The letter called for allowing both ad orientem and versus populum, arguing, "Taking a rigid position and absolutizing it could become a rejection of some aspect of the truth which merits respect and acceptance."
Meanwhile, Coffey has been speaking with parishioners to get signatures for a petition to the bishop asking for restoration of such worship.
He told Church Militant on July 26, "I intend on circulating the petition for two more Sundays before requesting an audience with the bishop."
In addition to getting signatures from parishioners, Coffey recently created an online petition for the general public to add their own names.
Local Catholic Thomas Dykstra told Church Militant, "Prayer before petition. I would ask readers to offer a prayer before signing the petition. This may not be on the same level as the Battle of Lepanto, but prayer is more likely to move mountains than a written petition. The petition only adds weight to the prayers."
Although my preference is for Masses said ad orientem, both ad orientem and versus populum are allowed, therefore both are important. I want priests to be able to celebrate both as they see fit. Father O'Doherty has celebrated Mass for many years versum populum and for the past five years or so has decided to switch to ad orientem, Certainly the Church allows for this. This ruling by imposition, especially one that is not supported by Church teaching, suggests of a motive not driven by Canon Law. I would feel similarly if all priests were forced to celebrate ad orientem without compromise. Also, since Cardinal Sarah has urged for a return to Masses said ad orientem, it becomes a simple act of obedience for bishops to follow this suggestion, or to at least allow their diocesan priests to follow a suggestion made by the Prefect of the Congregation for Divine Worship.

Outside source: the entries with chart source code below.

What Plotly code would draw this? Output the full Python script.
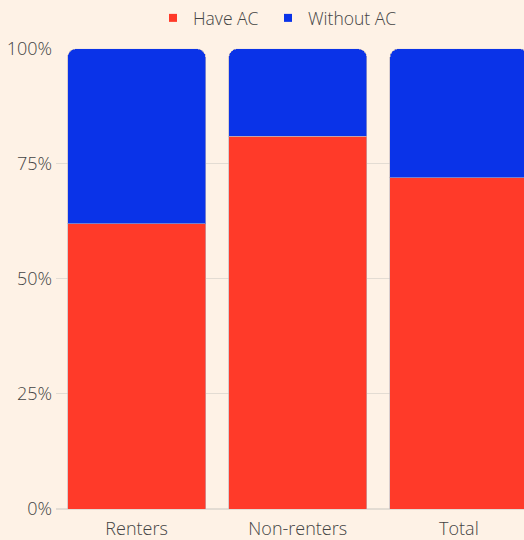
import plotly.graph_objects as go

categories = ["Renters", "Non-renters", "Total"]
have_ac = [62, 81, 72]
without_ac = [38, 19, 28]
tick_vals = [0, 25, 50, 75, 100]
tick_text = ["0%", "25%", "50%", "75%", "100%"]
series_names = ["Have AC", "Without AC"]
series_colors = ["#FF3A29", "#0A33E8"]

fig = go.Figure()
for vals, name, color in zip([have_ac, without_ac], series_names, series_colors):
    fig.add_trace(go.Bar(x=categories, y=vals, name=name, showlegend=False,
                         marker=dict(color=color, line=dict(color="rgba(190,180,190,0.6)", width=1))))
for name, color, lg in zip(series_names, series_colors, ["legend", "legend2"]):
    fig.add_trace(go.Scatter(x=[None], y=[None], mode="markers", name=name, legend=lg,
                             marker=dict(symbol="square", size=8, color=color)))

font_t = dict(family="Open Sans", color="#444444", size=18, weight=300)
font_l = dict(family="Open Sans", color="#444444", size=17.5, weight=300)
leg_common = dict(orientation="h", xanchor="left", y=1.0, yanchor="top",
                  xref="container", yref="container", font=font_l, itemwidth=30,
                  bgcolor="rgba(0,0,0,0)")
fig.update_layout(
    width=524, height=540,
    barmode="stack", bargap=0.143, barcornerradius=9,
    paper_bgcolor="#FEF2E6", plot_bgcolor="#FEF2E6",
    font=font_t,
    margin=dict(l=56, r=0, t=45, b=30),
    legend=dict(x=153 / 524, **leg_common),
    legend2=dict(x=268 / 524, **leg_common),
    xaxis=dict(range=[-0.5, 2.404], showgrid=False, ticks="", tickfont=font_t,
               ticklabelstandoff=7),
    yaxis=dict(range=[0, 100], tickvals=tick_vals, ticktext=tick_text,
               gridcolor="#E3DCD3", gridwidth=1, zeroline=True, zerolinecolor="#E3DCD3",
               ticks="", ticklabelstandoff=3, tickfont=font_t),
    showlegend=True,
)

fig.write_html("out.html", config={"displayModeBar": False},
               post_script="document.body.style.margin='0';document.body.style.background='#FEF2E6';")
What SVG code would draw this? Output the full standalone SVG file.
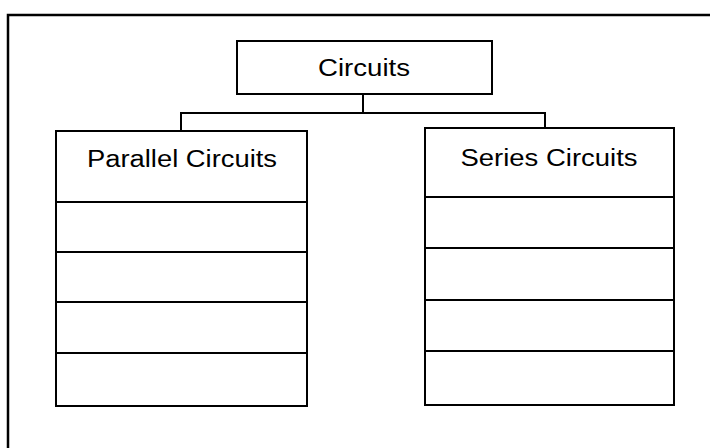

Church Militant contacted the Orlando diocese for comment but did not receive a response as of press time.
In July 2016, Cdl. Sarah encouraged priests to offer Mass ad orientem, saying, "And so, dear Fathers, I ask you to implement this practice wherever possible, with prudence and with the necessary catechesis, certainly, but also with a pastor's confidence that this is something good for the Church, something good for our people."
About a year later, Cdl. Burke supported Cdl. Sarah's call for ad orientem, arguing, "This will help so much to restore the sense of worship and to show that the Mass is not some kind of social event between the priest and parishioners or the parishioners among themselves."